(begin)

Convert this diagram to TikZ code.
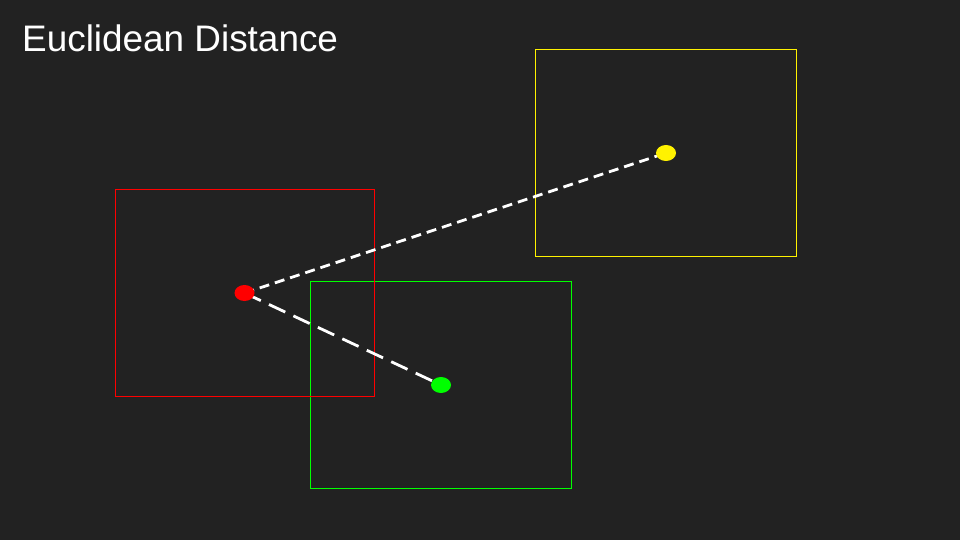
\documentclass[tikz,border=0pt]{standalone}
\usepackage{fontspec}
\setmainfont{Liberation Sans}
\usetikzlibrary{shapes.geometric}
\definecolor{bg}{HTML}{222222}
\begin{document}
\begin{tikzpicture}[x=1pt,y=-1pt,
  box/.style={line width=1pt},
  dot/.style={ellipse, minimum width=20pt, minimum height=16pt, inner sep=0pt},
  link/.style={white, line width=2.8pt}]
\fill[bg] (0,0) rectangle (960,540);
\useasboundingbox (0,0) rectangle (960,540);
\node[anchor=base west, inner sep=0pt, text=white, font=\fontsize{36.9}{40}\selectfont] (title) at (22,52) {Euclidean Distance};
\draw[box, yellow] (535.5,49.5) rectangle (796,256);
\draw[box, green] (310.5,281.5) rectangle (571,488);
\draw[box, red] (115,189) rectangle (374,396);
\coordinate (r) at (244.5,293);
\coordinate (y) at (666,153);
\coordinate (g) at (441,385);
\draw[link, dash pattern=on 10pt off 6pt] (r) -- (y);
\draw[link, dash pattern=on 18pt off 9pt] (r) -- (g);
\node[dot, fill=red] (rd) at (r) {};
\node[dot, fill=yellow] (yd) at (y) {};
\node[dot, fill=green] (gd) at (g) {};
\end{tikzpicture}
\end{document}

(end)

## Task to complete
Make an exact copy of the data, leaving its pictures out.

## Solution for this problem
Convert this diagram to TikZ code.
\documentclass[tikz,border=0pt]{standalone}
\usepackage{fontspec}
\setmainfont{Liberation Sans}
\usetikzlibrary{shapes.geometric}
\definecolor{bg}{HTML}{222222}
\begin{document}
\begin{tikzpicture}[x=1pt,y=-1pt,
  box/.style={line width=1pt},
  dot/.style={ellipse, minimum width=20pt, minimum height=16pt, inner sep=0pt},
  link/.style={white, line width=2.8pt}]
\fill[bg] (0,0) rectangle (960,540);
\useasboundingbox (0,0) rectangle (960,540);
\node[anchor=base west, inner sep=0pt, text=white, font=\fontsize{36.9}{40}\selectfont] (title) at (22,52) {Euclidean Distance};
\draw[box, yellow] (535.5,49.5) rectangle (796,256);
\draw[box, green] (310.5,281.5) rectangle (571,488);
\draw[box, red] (115,189) rectangle (374,396);
\coordinate (r) at (244.5,293);
\coordinate (y) at (666,153);
\coordinate (g) at (441,385);
\draw[link, dash pattern=on 10pt off 6pt] (r) -- (y);
\draw[link, dash pattern=on 18pt off 9pt] (r) -- (g);
\node[dot, fill=red] (rd) at (r) {};
\node[dot, fill=yellow] (yd) at (y) {};
\node[dot, fill=green] (gd) at (g) {};
\end{tikzpicture}
\end{document}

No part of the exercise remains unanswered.